Assume that we have a Lagrange functional $L = L(\psi, \partial_t\psi,\partial_x\psi)$ with $\psi:(x,t) \rightarrow \psi(x,t)$.
From the this I want to calculate the Hamiltonian. I was wondering how here the generalized impulses look like? For $L(q,\dot{q})$ it would simply be $p = \frac{\partial L}{\partial \dot{q}}$. How do the generalised impulses look like if I have a field that also depends on the x-coordinate? Do I need two generalised impulses, one for $\partial_x \psi$ and one for $\partial_t \psi$?
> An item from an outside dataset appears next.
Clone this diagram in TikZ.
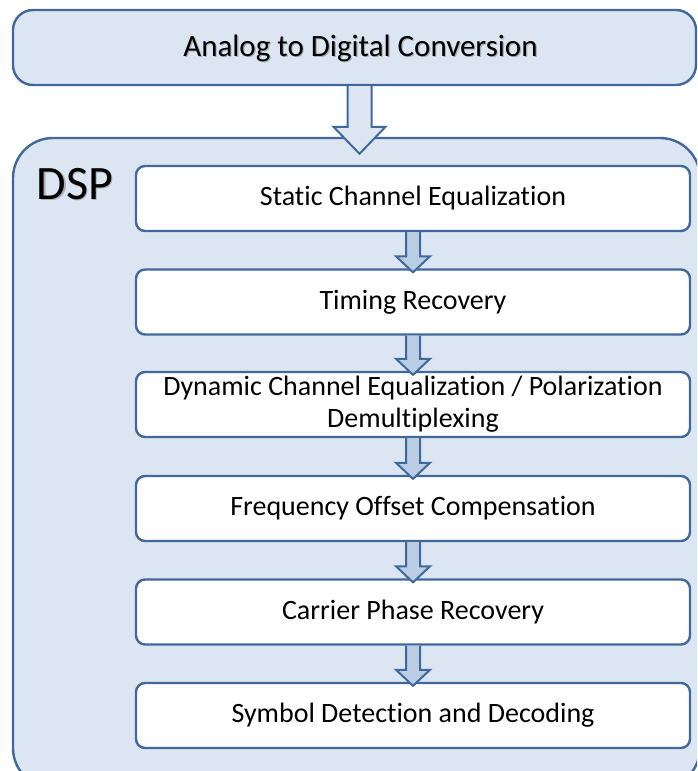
\documentclass[tikz,border=0pt]{standalone}
\usepackage{fontspec}
\setmainfont{Carlito}[Ligatures={NoCommon}]
\usetikzlibrary{calc}
\definecolor{edge}{RGB}{65,104,155}
\definecolor{panel}{RGB}{220,230,242}
\definecolor{arrowfill}{RGB}{185,205,229}
\definecolor{shade}{RGB}{170,175,182}
\tikzset{
  outerbox/.style={draw=edge, line width=2.4pt, fill=panel, rounded corners=#1, inner sep=0pt},
  stagebox/.style={draw=edge, line width=2.4pt, fill=white, rounded corners=9pt,
    minimum width=554pt, minimum height=65pt, inner sep=0pt, align=center,
    font=\fontsize{28}{32}\selectfont},
  fatarrow/.style={draw=edge, line width=2pt, line join=miter, fill=panel},
  thinarrow/.style={draw=edge, line width=2pt, line join=miter, fill=arrowfill},
}
% block arrow from the bottom of one node to the top of another:
% #1 style, #2 start node anchor, #3 end node anchor,
% #4 shaft half width, #5 head half width, #6 head base above end, #7 tip below end
\newcommand\blockarrow[7]{%
  \draw[#1] let \p1=(#2), \p2=(#3) in
    (\x1-#4,\y1) -- (\x1-#4,\y2+#6) -- (\x1-#5,\y2+#6) -- (\x1,\y2-#7)
    -- (\x1+#5,\y2+#6) -- (\x1+#4,\y2+#6) -- (\x1+#4,\y1);%
}
\begin{document}
\begin{tikzpicture}[x=1pt,y=-1pt]
  \useasboundingbox (0,0) rectangle (697,771);
  \clip (0,0) rectangle (697,771);

  % converter stage
  \node[outerbox=20pt, minimum width=683pt, minimum height=75pt] (adc) at (354.5,47.5) {};
  \node[text=shade, font=\fontsize{31}{34}\selectfont] (adcshadow) at ($(adc.center)+(7.2,2.2)$) {Analog to Digital Conversion};
  \node[font=\fontsize{31}{34}\selectfont] (adctext) at ($(adc.center)+(6,1)$) {Analog to Digital Conversion};

  % DSP container
  \node[outerbox=40pt, minimum width=687pt, minimum height=650pt] (dsp) at (356.5,463) {};
  \node[text=shade, font=\fontsize{48}{52}\selectfont] (dspshadow) at (76.3,185.3) {DSP};
  \node[font=\fontsize{48}{52}\selectfont] (dsplabel) at (75,184) {DSP};

  % processing stages
  \node[stagebox] (s1) at (413,198.5) {Static Channel Equalization};
  \node[stagebox] (s2) at (413,302) {Timing Recovery};
  \node[stagebox] (s3) at (413,404.5) {Dynamic Channel Equalization / Polarization\\Demultiplexing};
  \node[stagebox] (s4) at (413,508.5) {Frequency Offset Compensation};
  \node[stagebox] (s5) at (413,612) {Carrier Phase Recovery};
  \node[stagebox] (s6) at (413,715.5) {Symbol Detection and Decoding};

  % arrows
  \blockarrow{fatarrow}{$(adc.south)+(5,0)$}{$(dsp.north)+(3.5,0)$}{12pt}{26pt}{10pt}{17pt}
  \blockarrow{thinarrow}{s1.south}{s2.north}{7pt}{17pt}{12pt}{4pt}
  \blockarrow{thinarrow}{s2.south}{s3.north}{7pt}{17pt}{12pt}{4pt}
  \blockarrow{thinarrow}{s3.south}{s4.north}{7pt}{17pt}{12pt}{4pt}
  \blockarrow{thinarrow}{s4.south}{s5.north}{7pt}{17pt}{12pt}{4pt}
  \blockarrow{thinarrow}{s5.south}{s6.north}{7pt}{17pt}{12pt}{4pt}
\end{tikzpicture}
\end{document}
If you think $\mathcal{L}=\mathcal{L}(\psi,\partial_\mu\psi)$ like in classical field theory, you can generalize the old $\delta S=0$ condition with coordinate ($q,\dot{q}$) to the field version $$ \delta\mathcal{L}=\frac{\partial\mathcal{L}}{\partial\psi}\delta\psi+\frac{\partial\mathcal{L}}{\partial\partial_\mu\psi}\delta\partial_\mu\psi=0 $$ and using an integration by parts for the second therm you obtain the Euler-Lagrange equation $$ \frac{\partial\mathcal{L}}{\partial\psi}=\partial_\mu\frac{\partial\mathcal{L}}{\partial\partial_\mu\psi}. $$ If you define the momenta $p^\mu=\frac{\partial\mathcal{L}}{\partial\partial_\mu\psi} $, the Hamiltonian has the form $$ \mathcal{H}=(p^\mu\partial_\mu\psi-\mathcal{L})_{|\partial_\mu\psi=\partial_\mu\psi(p^\mu)} $$ as usual. Your generalized momenta are $$ p^0=\frac{\partial\mathcal{L}}{\partial\partial_0\psi}=\frac{\partial\mathcal{L}}{\partial\dot{\psi}} $$ and $$ p^i=\frac{\partial\mathcal{L}}{\partial\partial_i\psi}=\frac{\partial\mathcal{L}}{\partial\nabla\psi}, $$ so yes, one momenta for the time derivative and three momenta for spatial derivatives.